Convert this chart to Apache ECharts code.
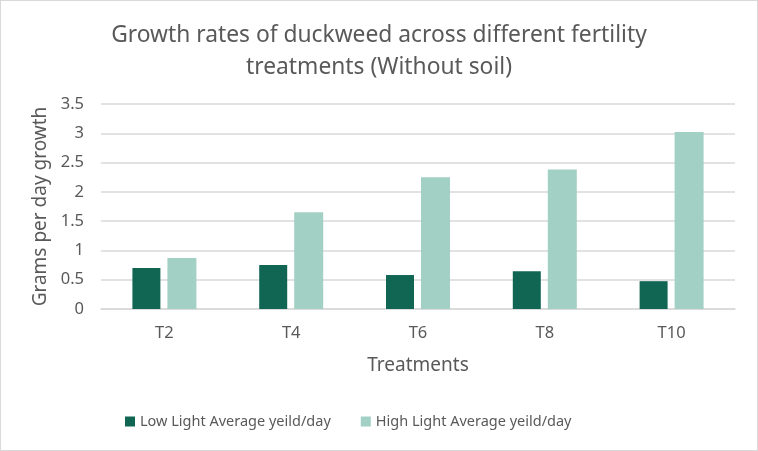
<!DOCTYPE html>
<html>
<head>
<meta charset="utf-8">
<script src="https://cdn.jsdelivr.net/npm/echarts@6/dist/echarts.min.js"></script>
<style>
html,body{margin:0;padding:0;background:#fff;}
#c{width:758px;height:451px;box-sizing:border-box;border:1px solid #d9d9d9;}
</style>
</head>
<body>
<div id="c"></div>
<script>
const categories = ['T2', 'T4', 'T6', 'T8', 'T10'];
const lowLight = [0.70, 0.75, 0.58, 0.645, 0.475];
const highLight = [0.87, 1.65, 2.25, 2.38, 3.02];
const seriesNames = ['Low Light Average yeild/day', 'High Light Average yeild/day'];
const titleText = 'Growth rates of duckweed across different fertility\ntreatments (Without soil)';

const chart = echarts.init(document.getElementById('c'), null, {renderer: 'canvas'});
const font = 'Noto Sans';
chart.setOption({
  animation: false,
  textStyle: {fontFamily: font},
  title: {
    text: titleText,
    left: 'center',
    top: 14,
    textStyle: {fontFamily: font, fontSize: 22.8, fontWeight: 'normal', color: '#595959', lineHeight: 32}
  },
  legend: {
    data: seriesNames,
    top: 408,
    left: 119,
    itemWidth: 10,
    itemHeight: 10,
    itemGap: 30,
    icon: 'rect',
    textStyle: {fontFamily: font, fontSize: 14.5, color: '#595959'}
  },
  grid: {left: 100, right: 22, top: 103, bottom: 141},
  xAxis: {
    type: 'category',
    data: categories,
    name: 'Treatments',
    nameLocation: 'middle',
    nameGap: 47,
    nameTextStyle: {fontFamily: font, fontSize: 19, color: '#595959'},
    axisLine: {lineStyle: {color: '#d9d9d9', width: 1.5}},
    axisTick: {show: false},
    axisLabel: {fontFamily: font, fontSize: 16.5, color: '#595959', margin: 16}
  },
  yAxis: {
    type: 'value',
    min: 0,
    max: 3.5,
    interval: 0.5,
    name: 'Grams per day growth',
    nameLocation: 'middle',
    nameGap: 51,
    nameTextStyle: {fontFamily: font, fontSize: 19, color: '#595959'},
    axisLine: {show: false},
    axisTick: {show: false},
    splitLine: {lineStyle: {color: '#d9d9d9', width: 1.5}},
    axisLabel: {fontFamily: font, fontSize: 16.5, color: '#595959', margin: 17}
  },
  series: [
    {name: seriesNames[0], type: 'bar', data: lowLight, barWidth: 28, barGap: '25%', itemStyle: {color: '#106653'}},
    {name: seriesNames[1], type: 'bar', data: highLight, barWidth: 29, itemStyle: {color: '#a3d0c4'}}
  ]
});
</script>
</body>
</html>
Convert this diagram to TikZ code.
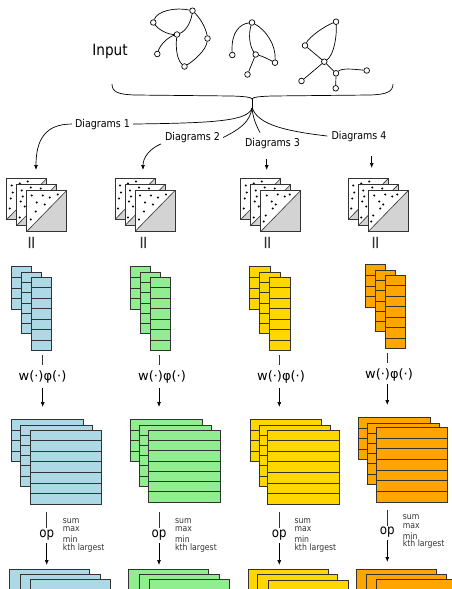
• • • • •
> **Given instruction**
Repeat each entry exactly as given; no pictures belong in the copy.

> **Output of the exercise**
Convert this chart to Apache ECharts code.
<!DOCTYPE html>
<html>
<head>
<meta charset="utf-8">
<script src="https://cdn.jsdelivr.net/npm/echarts@6/dist/echarts.min.js"></script>
<style>
html,body{margin:0;padding:0;background:#fff;}
#c{width:758px;height:451px;box-sizing:border-box;border:1px solid #d9d9d9;}
</style>
</head>
<body>
<div id="c"></div>
<script>
const categories = ['T2', 'T4', 'T6', 'T8', 'T10'];
const lowLight = [0.70, 0.75, 0.58, 0.645, 0.475];
const highLight = [0.87, 1.65, 2.25, 2.38, 3.02];
const seriesNames = ['Low Light Average yeild/day', 'High Light Average yeild/day'];
const titleText = 'Growth rates of duckweed across different fertility\ntreatments (Without soil)';

const chart = echarts.init(document.getElementById('c'), null, {renderer: 'canvas'});
const font = 'Noto Sans';
chart.setOption({
  animation: false,
  textStyle: {fontFamily: font},
  title: {
    text: titleText,
    left: 'center',
    top: 14,
    textStyle: {fontFamily: font, fontSize: 22.8, fontWeight: 'normal', color: '#595959', lineHeight: 32}
  },
  legend: {
    data: seriesNames,
    top: 408,
    left: 119,
    itemWidth: 10,
    itemHeight: 10,
    itemGap: 30,
    icon: 'rect',
    textStyle: {fontFamily: font, fontSize: 14.5, color: '#595959'}
  },
  grid: {left: 100, right: 22, top: 103, bottom: 141},
  xAxis: {
    type: 'category',
    data: categories,
    name: 'Treatments',
    nameLocation: 'middle',
    nameGap: 47,
    nameTextStyle: {fontFamily: font, fontSize: 19, color: '#595959'},
    axisLine: {lineStyle: {color: '#d9d9d9', width: 1.5}},
    axisTick: {show: false},
    axisLabel: {fontFamily: font, fontSize: 16.5, color: '#595959', margin: 16}
  },
  yAxis: {
    type: 'value',
    min: 0,
    max: 3.5,
    interval: 0.5,
    name: 'Grams per day growth',
    nameLocation: 'middle',
    nameGap: 51,
    nameTextStyle: {fontFamily: font, fontSize: 19, color: '#595959'},
    axisLine: {show: false},
    axisTick: {show: false},
    splitLine: {lineStyle: {color: '#d9d9d9', width: 1.5}},
    axisLabel: {fontFamily: font, fontSize: 16.5, color: '#595959', margin: 17}
  },
  series: [
    {name: seriesNames[0], type: 'bar', data: lowLight, barWidth: 28, barGap: '25%', itemStyle: {color: '#106653'}},
    {name: seriesNames[1], type: 'bar', data: highLight, barWidth: 29, itemStyle: {color: '#a3d0c4'}}
  ]
});
</script>
</body>
</html>
Convert this diagram to TikZ code.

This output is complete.